---------- Records to process

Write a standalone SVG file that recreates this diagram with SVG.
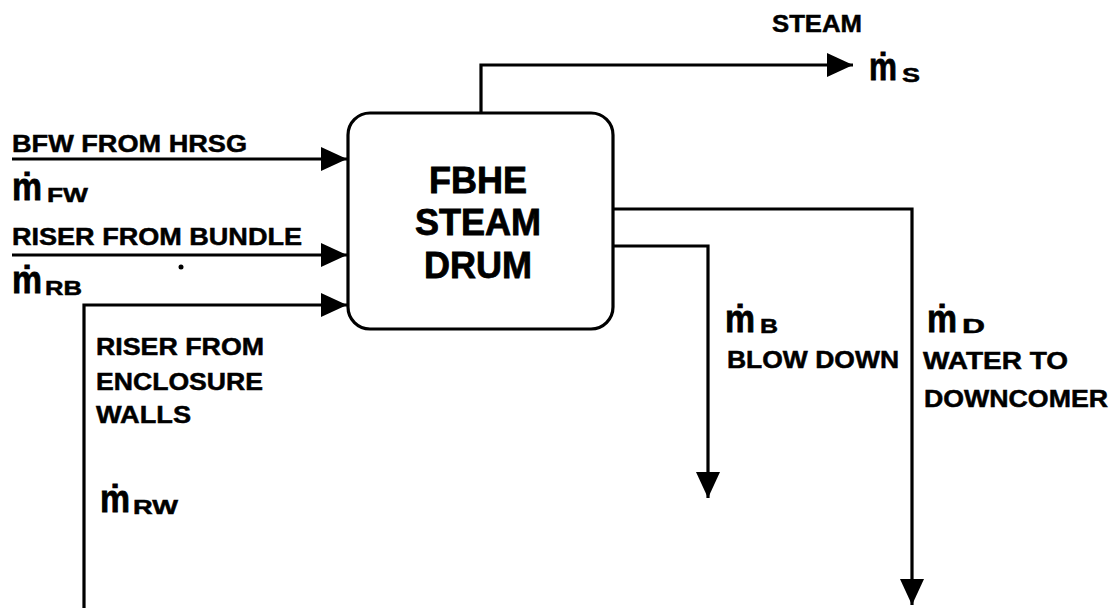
<svg xmlns="http://www.w3.org/2000/svg" width="1114" height="608" viewBox="0 0 1114 608">
<defs>
<style>
.ln{fill:none;stroke:#000;stroke-width:3.2}
.t{font-family:"Liberation Sans",Arial,Helvetica,sans-serif;font-weight:bold;font-size:24px;fill:#000;stroke:#000;stroke-width:0.5}
.bt{font-family:"Liberation Sans",Arial,Helvetica,sans-serif;font-weight:bold;font-size:36px;fill:#000;stroke:#000;stroke-width:0.8;text-anchor:middle}
.m{font-family:"Liberation Sans","DejaVu Sans",Arial,sans-serif;font-weight:bold;font-size:38px;fill:#000;stroke:#000;stroke-width:0.8}
.s{font-family:"Liberation Sans",Arial,Helvetica,sans-serif;font-weight:bold;font-size:21px;fill:#000;stroke:#000;stroke-width:0.5}
</style>
<marker id="ah" viewBox="0 0 26 24" refX="26" refY="12" markerWidth="26" markerHeight="24" markerUnits="userSpaceOnUse" orient="auto">
<path d="M0,0 L26,12 L0,24 Z" fill="#000"/>
</marker>
</defs>
<rect width="1114" height="608" fill="#fff"/>
<g id="connectors">
<path class="ln" d="M481,113 V65 H853" marker-end="url(#ah)"/>
<path class="ln" d="M12,159 H347" marker-end="url(#ah)"/>
<path class="ln" d="M12,255 H347" marker-end="url(#ah)"/>
<path class="ln" d="M84,608 V305 H347" marker-end="url(#ah)"/>
<path class="ln" d="M613,209 H912 V605" marker-end="url(#ah)"/>
<path class="ln" d="M613,246 H708 V498" marker-end="url(#ah)"/>
</g>
<g id="drum">
<rect x="348" y="113" width="265" height="216" rx="22" ry="22" fill="#fff" stroke="#000" stroke-width="3.2"/>
<text class="bt" x="478" y="193">FBHE</text>
<text class="bt" x="478" y="235">STEAM</text>
<text class="bt" x="478" y="278">DRUM</text>
</g>
<g id="steam">
<text class="t" x="772" y="32" textLength="90" lengthAdjust="spacingAndGlyphs">STEAM</text>
<text class="m" x="869" y="80" textLength="28" lengthAdjust="spacingAndGlyphs">ṁ</text>
<text class="s" x="902" y="82" textLength="18" lengthAdjust="spacingAndGlyphs">S</text>
</g>
<g id="bfw">
<text class="t" x="12" y="152" textLength="235" lengthAdjust="spacingAndGlyphs">BFW FROM HRSG</text>
<text class="m" x="12" y="200" textLength="30" lengthAdjust="spacingAndGlyphs">ṁ</text>
<text class="s" x="47" y="202" textLength="41" lengthAdjust="spacingAndGlyphs">FW</text>
</g>
<g id="riser-bundle">
<text class="t" x="12" y="245" textLength="290" lengthAdjust="spacingAndGlyphs">RISER FROM BUNDLE</text>
<text class="m" x="12" y="293" textLength="30" lengthAdjust="spacingAndGlyphs">ṁ</text>
<text class="s" x="45" y="295" textLength="37" lengthAdjust="spacingAndGlyphs">RB</text>
<circle cx="181" cy="267" r="2.5" fill="#000"/>
</g>
<g id="riser-walls">
<text class="t" x="96" y="355" textLength="168" lengthAdjust="spacingAndGlyphs">RISER FROM</text>
<text class="t" x="96" y="390" textLength="167" lengthAdjust="spacingAndGlyphs">ENCLOSURE</text>
<text class="t" x="96" y="423" textLength="95" lengthAdjust="spacingAndGlyphs">WALLS</text>
<text class="m" x="100" y="512" textLength="30" lengthAdjust="spacingAndGlyphs">ṁ</text>
<text class="s" x="133" y="514" textLength="45" lengthAdjust="spacingAndGlyphs">RW</text>
</g>
<g id="blowdown">
<text class="m" x="725" y="332" textLength="30" lengthAdjust="spacingAndGlyphs">ṁ</text>
<text class="s" x="760" y="333" textLength="18" lengthAdjust="spacingAndGlyphs">B</text>
<text class="t" x="727" y="368" textLength="172" lengthAdjust="spacingAndGlyphs">BLOW DOWN</text>
</g>
<g id="downcomer">
<text class="m" x="927" y="332" textLength="30" lengthAdjust="spacingAndGlyphs">ṁ</text>
<text class="s" x="962" y="333" textLength="23" lengthAdjust="spacingAndGlyphs">D</text>
<text class="t" x="923" y="369" textLength="145" lengthAdjust="spacingAndGlyphs">WATER TO</text>
<text class="t" x="924" y="407" textLength="184" lengthAdjust="spacingAndGlyphs">DOWNCOMER</text>
</g>
</svg>
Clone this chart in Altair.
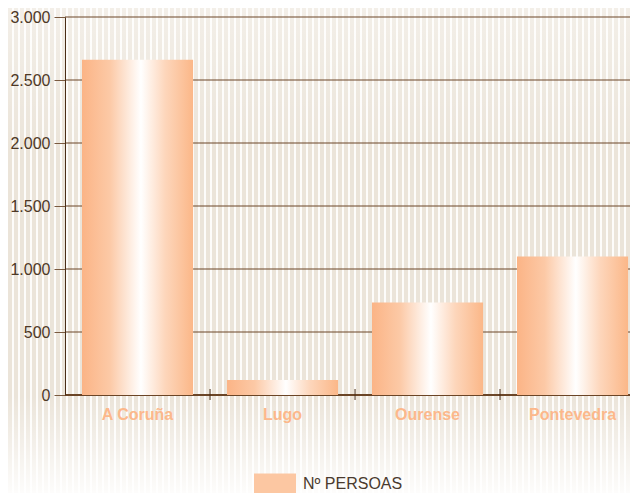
import altair as alt
import pandas as pd

provincias = ["A Coruña", "Lugo", "Ourense", "Pontevedra"]
persoas = [2660, 120, 735, 1100]
y_ticks = [0, 500, 1000, 1500, 2000, 2500, 3000]
serie = ["Nº PERSOAS"]

W, H = 565, 378
PL, PT, PB = 57, 9, 98
FONT = "Liberation Sans"

bars_df = pd.DataFrame({"provincia": provincias, "persoas": persoas})
grid_df = pd.DataFrame({"persoas": y_ticks})
tick_df = pd.DataFrame({"provincia": provincias})
legend_df = pd.DataFrame({"serie": serie})
one_df = pd.DataFrame({"k": [0]})

# striped background gradient
TOT = W + PL
beige, white = "#ebe4d9", "#fdfcfa"
stops = []
n = TOT // 6 + 1
for k in range(n):
    s = min(1.0, k * 6 / TOT)
    a = min(1.0, (k * 6 + 4) / TOT)
    e = min(1.0, (k * 6 + 6) / TOT)
    stops += [alt.GradientStop(offset=s, color=beige), alt.GradientStop(offset=a, color=beige),
              alt.GradientStop(offset=a, color=white), alt.GradientStop(offset=e, color=white)]
stripes = alt.Gradient(gradient="linear", stops=stops, x1=0, x2=1, y1=0, y2=0)
fade = alt.Gradient(gradient="linear", x1=0, x2=0, y1=0, y2=1, stops=[
    alt.GradientStop(offset=0, color="rgba(255,255,255,0.4)"),
    alt.GradientStop(offset=0.3, color="rgba(255,255,255,0)"),
    alt.GradientStop(offset=0.8, color="rgba(255,255,255,0)"),
    alt.GradientStop(offset=0.88, color="rgba(255,255,255,0.35)"),
    alt.GradientStop(offset=1, color="rgba(255,255,255,0.9)"),
])
bar_grad = alt.Gradient(gradient="linear", x1=0, x2=1, y1=0, y2=0, stops=[
    alt.GradientStop(offset=0, color="#fbb486"),
    alt.GradientStop(offset=0.25, color="#fcc9a6"),
    alt.GradientStop(offset=0.53, color="#ffffff"),
    alt.GradientStop(offset=0.75, color="#fdd6bb"),
    alt.GradientStop(offset=1, color="#fbb788"),
])

bg = alt.Chart(one_df).mark_rect(fill=stripes).encode(
    x=alt.value(-PL), x2=alt.value(W), y=alt.value(-PT), y2=alt.value(H + PB))
bg2 = alt.Chart(one_df).mark_rect(fill=fade).encode(
    x=alt.value(-PL), x2=alt.value(W), y=alt.value(-PT), y2=alt.value(H + PB))

PI = 0.234
PO = 0.0653
yscale = alt.Scale(domain=[0, 3000], nice=False)
xscale = alt.Scale(domain=provincias, paddingInner=PI, paddingOuter=PO)
STEP = W / (4 - PI + 2 * PO)
SHIFT = 17 - PO * STEP
HALFGAP = PI * STEP / 2

yaxis = alt.Axis(
    title=None, values=y_ticks, grid=False, tickSize=11, tickColor="#7a5a40",
    domainColor="#4a2d16", domainWidth=1, labelFont=FONT, labelFontSize=16,
    labelColor="#4e3826", labelPadding=4, zindex=1,
    labelExpr="replace(format(datum.value, ','), ',', '.')")

xaxis = alt.Axis(
    title=None, domain=False, ticks=False, labelOffset=SHIFT, labelAngle=0,
    labelFont=FONT, labelFontSize=16, labelFontWeight="bold", labelColor="#fcb88b",
    labelPadding=11, grid=False, zindex=1)

grid = alt.Chart(grid_df).mark_rule(color="#6b4526").encode(
    y=alt.Y("persoas:Q", scale=yscale, axis=yaxis),
    x=alt.value(0), x2=alt.value(W),
    strokeWidth=alt.condition(alt.datum.persoas == 0, alt.value(2), alt.value(1)),
)

bars = alt.Chart(bars_df).mark_bar(color=bar_grad, xOffset=SHIFT).encode(
    x=alt.X("provincia:N", scale=xscale, sort=provincias, axis=xaxis),
    y=alt.Y("persoas:Q", scale=yscale, axis=yaxis),
)

xticks = alt.Chart(tick_df).mark_rule(color="#4a2d16", strokeWidth=1,
                                       xOffset=SHIFT + HALFGAP).encode(
    x=alt.X("provincia:N", scale=xscale, sort=provincias, bandPosition=1, axis=xaxis),
    y=alt.value(H - 6), y2=alt.value(H + 5),
)

leg = alt.Chart(legend_df).mark_bar(opacity=0).encode(
    color=alt.Color("serie:N", scale=alt.Scale(range=["#fcc7a2"]), legend=alt.Legend(
        title=None, orient="none", legendX=189, legendY=446,
        symbolType="M-1,-0.5H1V0.5H-1Z", symbolSize=1764, symbolOpacity=1,
        symbolStrokeWidth=0, labelFont=FONT, labelFontSize=16, labelColor="#4a3a2e",
        labelOffset=7)),
)

chart = alt.layer(bg, bg2, grid, bars, xticks, leg).properties(
    width=W, height=H,
    autosize=alt.AutoSizeParams(type="none"),
    padding={"left": PL, "top": PT, "right": 0, "bottom": PB},
).configure_view(stroke=None)

chart.save("out.html", embed_options={"renderer": "svg", "actions": False})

--------------------

Required task —
Copy every line of the records above that holds the word "this".

Full response —
Write a standalone SVG file that recreates this diagram with SVG.
Clone this chart in Altair.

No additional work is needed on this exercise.